> WRITTEN REQUEST:
Give again, verbatim, the lines between the line that contains "Reproduce this chart with matplotlib." and the line that contains "baselines = [0.0469, 0.0356, 0.0259, 0.0142, 0.0035]", counting both ends. Pictures are excluded from the copy.
##############################
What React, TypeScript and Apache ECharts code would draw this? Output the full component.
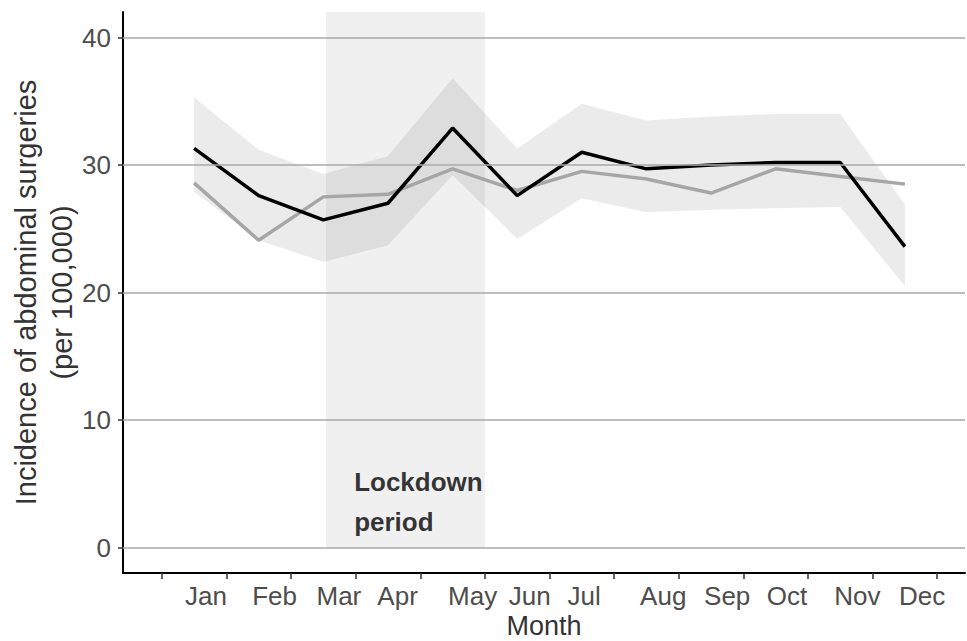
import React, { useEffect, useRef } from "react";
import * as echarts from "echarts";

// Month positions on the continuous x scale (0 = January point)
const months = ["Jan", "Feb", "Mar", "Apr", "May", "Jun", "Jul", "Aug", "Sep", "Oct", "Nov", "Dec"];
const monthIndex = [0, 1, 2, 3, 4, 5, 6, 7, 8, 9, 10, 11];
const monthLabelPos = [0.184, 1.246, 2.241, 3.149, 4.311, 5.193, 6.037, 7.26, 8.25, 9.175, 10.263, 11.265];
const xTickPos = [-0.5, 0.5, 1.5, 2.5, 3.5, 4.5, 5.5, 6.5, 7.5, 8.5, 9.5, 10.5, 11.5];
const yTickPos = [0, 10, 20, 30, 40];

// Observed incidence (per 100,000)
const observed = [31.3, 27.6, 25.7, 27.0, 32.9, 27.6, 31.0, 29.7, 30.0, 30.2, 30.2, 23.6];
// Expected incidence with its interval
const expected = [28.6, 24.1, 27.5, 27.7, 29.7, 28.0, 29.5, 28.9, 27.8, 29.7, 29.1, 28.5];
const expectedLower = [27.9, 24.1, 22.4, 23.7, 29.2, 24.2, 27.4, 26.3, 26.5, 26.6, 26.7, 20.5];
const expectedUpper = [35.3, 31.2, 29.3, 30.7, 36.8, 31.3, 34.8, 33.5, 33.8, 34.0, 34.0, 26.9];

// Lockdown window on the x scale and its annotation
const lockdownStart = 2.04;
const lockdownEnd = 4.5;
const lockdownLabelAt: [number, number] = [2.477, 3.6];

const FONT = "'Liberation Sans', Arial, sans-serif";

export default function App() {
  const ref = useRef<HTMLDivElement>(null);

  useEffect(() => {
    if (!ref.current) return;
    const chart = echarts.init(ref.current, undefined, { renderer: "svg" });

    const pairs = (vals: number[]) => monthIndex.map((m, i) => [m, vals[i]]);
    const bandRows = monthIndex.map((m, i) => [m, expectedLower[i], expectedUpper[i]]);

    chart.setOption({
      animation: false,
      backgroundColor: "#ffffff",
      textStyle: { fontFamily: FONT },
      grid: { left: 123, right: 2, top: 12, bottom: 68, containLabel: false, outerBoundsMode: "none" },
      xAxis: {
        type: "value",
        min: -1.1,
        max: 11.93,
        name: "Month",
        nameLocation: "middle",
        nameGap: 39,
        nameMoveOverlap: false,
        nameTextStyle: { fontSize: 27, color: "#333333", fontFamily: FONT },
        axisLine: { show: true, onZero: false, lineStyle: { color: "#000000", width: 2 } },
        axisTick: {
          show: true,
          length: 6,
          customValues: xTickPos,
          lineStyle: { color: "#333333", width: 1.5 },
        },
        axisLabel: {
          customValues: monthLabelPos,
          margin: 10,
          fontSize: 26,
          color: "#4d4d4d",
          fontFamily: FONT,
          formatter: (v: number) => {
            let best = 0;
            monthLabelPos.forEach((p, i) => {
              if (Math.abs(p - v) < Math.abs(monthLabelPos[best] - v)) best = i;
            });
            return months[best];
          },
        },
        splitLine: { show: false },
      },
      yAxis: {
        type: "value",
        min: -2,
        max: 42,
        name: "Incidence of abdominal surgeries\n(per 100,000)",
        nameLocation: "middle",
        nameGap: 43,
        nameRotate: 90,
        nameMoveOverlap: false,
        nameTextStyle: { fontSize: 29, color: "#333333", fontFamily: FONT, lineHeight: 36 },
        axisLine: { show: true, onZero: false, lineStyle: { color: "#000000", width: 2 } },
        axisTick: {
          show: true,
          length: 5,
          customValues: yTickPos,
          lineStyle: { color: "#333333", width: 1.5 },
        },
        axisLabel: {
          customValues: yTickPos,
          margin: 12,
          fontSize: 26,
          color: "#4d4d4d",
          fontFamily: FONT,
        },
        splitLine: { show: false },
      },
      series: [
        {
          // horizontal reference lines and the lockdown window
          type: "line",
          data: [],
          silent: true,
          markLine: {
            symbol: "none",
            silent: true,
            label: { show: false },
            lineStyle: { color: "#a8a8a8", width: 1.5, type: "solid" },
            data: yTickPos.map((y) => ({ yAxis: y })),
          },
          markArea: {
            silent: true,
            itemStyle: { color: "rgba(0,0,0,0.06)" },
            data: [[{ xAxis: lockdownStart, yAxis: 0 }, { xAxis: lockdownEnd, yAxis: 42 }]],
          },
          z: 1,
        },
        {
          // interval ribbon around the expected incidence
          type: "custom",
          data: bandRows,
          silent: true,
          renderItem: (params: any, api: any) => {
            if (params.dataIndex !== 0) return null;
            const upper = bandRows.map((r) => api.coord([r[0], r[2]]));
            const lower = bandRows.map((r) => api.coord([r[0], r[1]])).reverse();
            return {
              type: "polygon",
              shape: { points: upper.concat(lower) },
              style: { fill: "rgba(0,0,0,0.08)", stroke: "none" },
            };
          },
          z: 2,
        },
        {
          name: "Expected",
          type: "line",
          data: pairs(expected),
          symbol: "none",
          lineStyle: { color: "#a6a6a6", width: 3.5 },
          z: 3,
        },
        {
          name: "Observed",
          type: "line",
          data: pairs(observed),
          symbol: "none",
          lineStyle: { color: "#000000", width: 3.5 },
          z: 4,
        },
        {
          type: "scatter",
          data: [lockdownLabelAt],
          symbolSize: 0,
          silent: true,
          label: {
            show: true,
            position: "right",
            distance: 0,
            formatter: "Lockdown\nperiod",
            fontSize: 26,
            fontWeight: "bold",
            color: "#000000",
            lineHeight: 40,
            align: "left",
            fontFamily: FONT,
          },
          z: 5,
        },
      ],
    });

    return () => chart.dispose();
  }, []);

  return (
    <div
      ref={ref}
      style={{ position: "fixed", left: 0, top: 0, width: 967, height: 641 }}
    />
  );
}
##############################
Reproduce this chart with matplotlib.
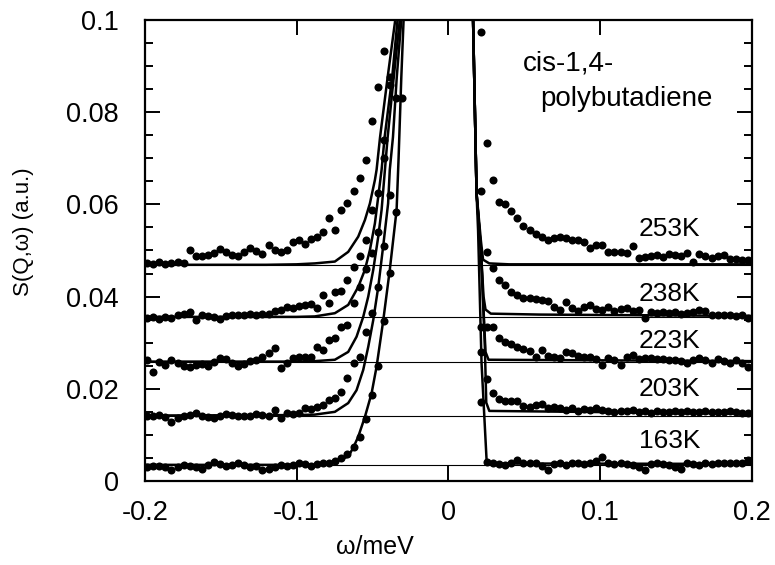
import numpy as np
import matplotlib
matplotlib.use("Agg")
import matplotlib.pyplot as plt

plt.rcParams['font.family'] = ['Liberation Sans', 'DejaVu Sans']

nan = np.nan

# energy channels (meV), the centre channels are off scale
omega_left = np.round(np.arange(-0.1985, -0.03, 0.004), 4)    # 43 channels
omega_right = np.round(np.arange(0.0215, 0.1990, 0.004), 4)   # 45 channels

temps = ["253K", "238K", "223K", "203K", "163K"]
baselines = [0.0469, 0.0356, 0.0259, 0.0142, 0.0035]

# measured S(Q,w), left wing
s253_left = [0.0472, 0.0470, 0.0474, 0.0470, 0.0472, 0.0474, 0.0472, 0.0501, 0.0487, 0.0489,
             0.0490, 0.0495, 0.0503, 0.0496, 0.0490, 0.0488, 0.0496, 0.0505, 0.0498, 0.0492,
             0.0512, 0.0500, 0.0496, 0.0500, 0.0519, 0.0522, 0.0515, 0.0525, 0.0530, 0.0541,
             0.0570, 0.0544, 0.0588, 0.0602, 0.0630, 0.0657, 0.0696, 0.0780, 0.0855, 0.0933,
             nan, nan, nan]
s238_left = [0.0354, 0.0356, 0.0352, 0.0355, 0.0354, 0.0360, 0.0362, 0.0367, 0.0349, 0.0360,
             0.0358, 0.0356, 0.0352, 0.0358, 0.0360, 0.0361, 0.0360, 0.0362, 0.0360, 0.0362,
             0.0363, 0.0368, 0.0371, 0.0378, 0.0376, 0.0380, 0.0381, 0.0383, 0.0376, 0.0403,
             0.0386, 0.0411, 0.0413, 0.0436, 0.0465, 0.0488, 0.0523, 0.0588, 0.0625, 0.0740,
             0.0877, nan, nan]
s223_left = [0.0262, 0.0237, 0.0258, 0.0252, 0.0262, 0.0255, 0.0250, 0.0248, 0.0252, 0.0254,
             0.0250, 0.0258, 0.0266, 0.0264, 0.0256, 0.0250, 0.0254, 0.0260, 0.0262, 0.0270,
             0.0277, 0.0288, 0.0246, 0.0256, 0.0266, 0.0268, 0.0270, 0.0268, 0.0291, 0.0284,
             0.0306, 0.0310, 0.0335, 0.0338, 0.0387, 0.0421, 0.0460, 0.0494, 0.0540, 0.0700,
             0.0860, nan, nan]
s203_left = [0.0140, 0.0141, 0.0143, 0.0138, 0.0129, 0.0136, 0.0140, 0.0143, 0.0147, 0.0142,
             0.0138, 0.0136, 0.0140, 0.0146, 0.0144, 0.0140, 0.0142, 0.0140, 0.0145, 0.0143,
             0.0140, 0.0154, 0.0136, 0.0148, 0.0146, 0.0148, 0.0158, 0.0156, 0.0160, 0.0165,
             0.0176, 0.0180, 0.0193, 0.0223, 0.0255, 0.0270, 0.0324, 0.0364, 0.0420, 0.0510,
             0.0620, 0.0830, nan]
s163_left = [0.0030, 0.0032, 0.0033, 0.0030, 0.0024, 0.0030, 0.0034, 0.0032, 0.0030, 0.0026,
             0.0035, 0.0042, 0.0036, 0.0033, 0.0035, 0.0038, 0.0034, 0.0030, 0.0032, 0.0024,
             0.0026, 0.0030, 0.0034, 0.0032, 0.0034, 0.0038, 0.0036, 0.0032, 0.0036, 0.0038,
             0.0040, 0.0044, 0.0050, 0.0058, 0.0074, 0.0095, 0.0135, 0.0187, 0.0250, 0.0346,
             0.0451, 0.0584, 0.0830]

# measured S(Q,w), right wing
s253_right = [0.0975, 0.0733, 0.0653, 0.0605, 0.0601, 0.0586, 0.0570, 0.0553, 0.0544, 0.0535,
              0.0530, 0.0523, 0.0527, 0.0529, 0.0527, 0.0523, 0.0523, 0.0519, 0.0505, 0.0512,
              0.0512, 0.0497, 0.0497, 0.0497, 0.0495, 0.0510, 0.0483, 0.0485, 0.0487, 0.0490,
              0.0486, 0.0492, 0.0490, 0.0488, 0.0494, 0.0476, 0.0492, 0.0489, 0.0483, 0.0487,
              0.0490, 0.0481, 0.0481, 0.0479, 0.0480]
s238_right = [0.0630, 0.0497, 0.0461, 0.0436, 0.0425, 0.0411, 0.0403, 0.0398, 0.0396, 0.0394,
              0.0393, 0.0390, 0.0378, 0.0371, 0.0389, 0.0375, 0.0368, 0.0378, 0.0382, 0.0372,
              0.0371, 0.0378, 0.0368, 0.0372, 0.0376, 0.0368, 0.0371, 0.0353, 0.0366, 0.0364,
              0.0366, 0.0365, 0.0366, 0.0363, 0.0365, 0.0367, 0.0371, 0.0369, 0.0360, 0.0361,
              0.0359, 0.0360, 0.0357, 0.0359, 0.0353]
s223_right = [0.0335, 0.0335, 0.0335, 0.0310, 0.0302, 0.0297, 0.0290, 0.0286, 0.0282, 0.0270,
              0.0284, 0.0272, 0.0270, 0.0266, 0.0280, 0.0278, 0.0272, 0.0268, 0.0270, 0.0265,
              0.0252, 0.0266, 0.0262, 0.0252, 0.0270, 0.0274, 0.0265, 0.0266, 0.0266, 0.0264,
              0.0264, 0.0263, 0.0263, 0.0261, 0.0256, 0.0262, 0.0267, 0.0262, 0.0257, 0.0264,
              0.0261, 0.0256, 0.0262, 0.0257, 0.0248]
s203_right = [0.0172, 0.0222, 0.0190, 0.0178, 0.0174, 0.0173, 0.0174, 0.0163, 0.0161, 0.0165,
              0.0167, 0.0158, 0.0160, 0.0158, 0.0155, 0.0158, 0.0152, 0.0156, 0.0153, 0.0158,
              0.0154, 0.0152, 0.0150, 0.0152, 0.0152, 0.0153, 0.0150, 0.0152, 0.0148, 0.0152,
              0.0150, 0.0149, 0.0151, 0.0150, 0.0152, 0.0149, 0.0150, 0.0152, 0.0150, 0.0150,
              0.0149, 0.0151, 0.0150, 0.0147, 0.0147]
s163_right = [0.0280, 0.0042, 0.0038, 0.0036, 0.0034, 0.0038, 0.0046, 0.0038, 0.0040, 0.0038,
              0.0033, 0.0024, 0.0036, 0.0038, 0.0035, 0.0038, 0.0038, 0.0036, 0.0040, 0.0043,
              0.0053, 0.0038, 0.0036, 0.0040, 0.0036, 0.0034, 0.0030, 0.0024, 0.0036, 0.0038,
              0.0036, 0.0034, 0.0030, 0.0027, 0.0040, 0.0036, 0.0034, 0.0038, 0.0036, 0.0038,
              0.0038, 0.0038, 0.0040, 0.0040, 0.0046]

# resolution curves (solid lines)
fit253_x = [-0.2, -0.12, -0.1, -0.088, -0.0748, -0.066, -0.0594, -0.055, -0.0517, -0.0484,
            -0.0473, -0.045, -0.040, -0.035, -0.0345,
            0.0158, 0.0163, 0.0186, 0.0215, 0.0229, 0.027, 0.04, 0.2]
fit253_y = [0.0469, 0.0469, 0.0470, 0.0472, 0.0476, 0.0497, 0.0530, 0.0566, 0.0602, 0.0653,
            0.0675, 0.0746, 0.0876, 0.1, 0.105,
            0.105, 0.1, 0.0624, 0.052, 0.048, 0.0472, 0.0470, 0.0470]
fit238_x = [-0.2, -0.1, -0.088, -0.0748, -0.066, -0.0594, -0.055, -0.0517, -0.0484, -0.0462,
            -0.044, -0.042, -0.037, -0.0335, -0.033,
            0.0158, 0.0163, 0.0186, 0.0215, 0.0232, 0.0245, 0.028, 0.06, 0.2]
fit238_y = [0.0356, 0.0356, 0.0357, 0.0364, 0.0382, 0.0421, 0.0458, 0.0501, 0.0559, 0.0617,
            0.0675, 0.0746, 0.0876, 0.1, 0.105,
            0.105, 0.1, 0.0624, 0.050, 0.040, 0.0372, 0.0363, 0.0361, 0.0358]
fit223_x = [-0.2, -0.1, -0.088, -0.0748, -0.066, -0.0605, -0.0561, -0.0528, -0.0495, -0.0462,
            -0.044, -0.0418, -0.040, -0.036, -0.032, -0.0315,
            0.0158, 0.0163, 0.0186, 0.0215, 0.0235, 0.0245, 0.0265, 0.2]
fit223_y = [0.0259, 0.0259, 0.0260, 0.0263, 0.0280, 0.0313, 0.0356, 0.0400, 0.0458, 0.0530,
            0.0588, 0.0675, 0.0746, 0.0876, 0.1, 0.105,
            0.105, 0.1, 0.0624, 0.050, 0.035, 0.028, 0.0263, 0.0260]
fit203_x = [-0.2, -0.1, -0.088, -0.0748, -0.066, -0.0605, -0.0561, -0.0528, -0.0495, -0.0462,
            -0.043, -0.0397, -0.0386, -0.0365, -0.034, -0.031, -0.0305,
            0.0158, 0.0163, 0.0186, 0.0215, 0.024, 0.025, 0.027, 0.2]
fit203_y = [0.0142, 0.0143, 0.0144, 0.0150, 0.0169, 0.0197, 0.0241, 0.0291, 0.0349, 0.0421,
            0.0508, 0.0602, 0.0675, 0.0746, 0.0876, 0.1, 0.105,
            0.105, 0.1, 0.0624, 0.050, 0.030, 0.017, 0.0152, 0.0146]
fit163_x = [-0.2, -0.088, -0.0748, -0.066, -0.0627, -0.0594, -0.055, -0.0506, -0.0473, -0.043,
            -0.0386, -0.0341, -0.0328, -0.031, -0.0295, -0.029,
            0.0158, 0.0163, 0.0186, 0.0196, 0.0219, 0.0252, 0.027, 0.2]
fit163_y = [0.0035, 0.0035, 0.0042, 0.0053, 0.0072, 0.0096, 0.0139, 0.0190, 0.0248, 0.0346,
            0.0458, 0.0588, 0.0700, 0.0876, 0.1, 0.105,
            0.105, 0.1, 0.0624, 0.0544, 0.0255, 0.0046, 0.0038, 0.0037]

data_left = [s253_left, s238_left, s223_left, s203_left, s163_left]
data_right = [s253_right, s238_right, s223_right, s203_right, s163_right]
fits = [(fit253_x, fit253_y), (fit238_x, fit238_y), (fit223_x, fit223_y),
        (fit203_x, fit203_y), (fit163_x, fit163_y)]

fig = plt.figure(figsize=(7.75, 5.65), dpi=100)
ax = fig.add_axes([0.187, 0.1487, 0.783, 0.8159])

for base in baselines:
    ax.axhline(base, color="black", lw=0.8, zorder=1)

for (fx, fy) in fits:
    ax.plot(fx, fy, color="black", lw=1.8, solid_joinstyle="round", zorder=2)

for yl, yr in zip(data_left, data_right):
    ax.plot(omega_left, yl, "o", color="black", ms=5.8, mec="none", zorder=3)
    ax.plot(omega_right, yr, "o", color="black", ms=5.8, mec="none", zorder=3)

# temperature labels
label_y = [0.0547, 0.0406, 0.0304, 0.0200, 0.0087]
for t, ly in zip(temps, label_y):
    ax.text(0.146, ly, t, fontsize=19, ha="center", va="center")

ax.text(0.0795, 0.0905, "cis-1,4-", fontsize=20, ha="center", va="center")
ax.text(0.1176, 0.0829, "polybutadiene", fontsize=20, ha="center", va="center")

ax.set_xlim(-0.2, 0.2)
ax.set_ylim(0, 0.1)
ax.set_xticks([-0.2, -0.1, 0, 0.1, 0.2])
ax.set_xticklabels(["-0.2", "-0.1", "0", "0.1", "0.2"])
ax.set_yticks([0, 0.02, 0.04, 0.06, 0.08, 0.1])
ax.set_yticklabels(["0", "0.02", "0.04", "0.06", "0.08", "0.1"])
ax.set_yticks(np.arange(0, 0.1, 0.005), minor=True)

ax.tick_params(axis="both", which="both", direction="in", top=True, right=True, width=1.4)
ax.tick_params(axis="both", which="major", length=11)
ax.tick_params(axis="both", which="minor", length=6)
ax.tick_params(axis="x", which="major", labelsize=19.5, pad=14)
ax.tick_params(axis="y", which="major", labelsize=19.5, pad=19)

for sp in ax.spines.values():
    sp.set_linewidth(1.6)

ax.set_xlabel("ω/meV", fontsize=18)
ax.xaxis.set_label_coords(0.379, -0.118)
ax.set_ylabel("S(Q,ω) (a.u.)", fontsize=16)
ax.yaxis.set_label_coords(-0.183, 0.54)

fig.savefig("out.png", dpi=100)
##############################
> RESPONSE:
Reproduce this chart with matplotlib.
import numpy as np
import matplotlib
matplotlib.use("Agg")
import matplotlib.pyplot as plt

plt.rcParams['font.family'] = ['Liberation Sans', 'DejaVu Sans']

nan = np.nan

# energy channels (meV), the centre channels are off scale
omega_left = np.round(np.arange(-0.1985, -0.03, 0.004), 4)    # 43 channels
omega_right = np.round(np.arange(0.0215, 0.1990, 0.004), 4)   # 45 channels

temps = ["253K", "238K", "223K", "203K", "163K"]
baselines = [0.0469, 0.0356, 0.0259, 0.0142, 0.0035]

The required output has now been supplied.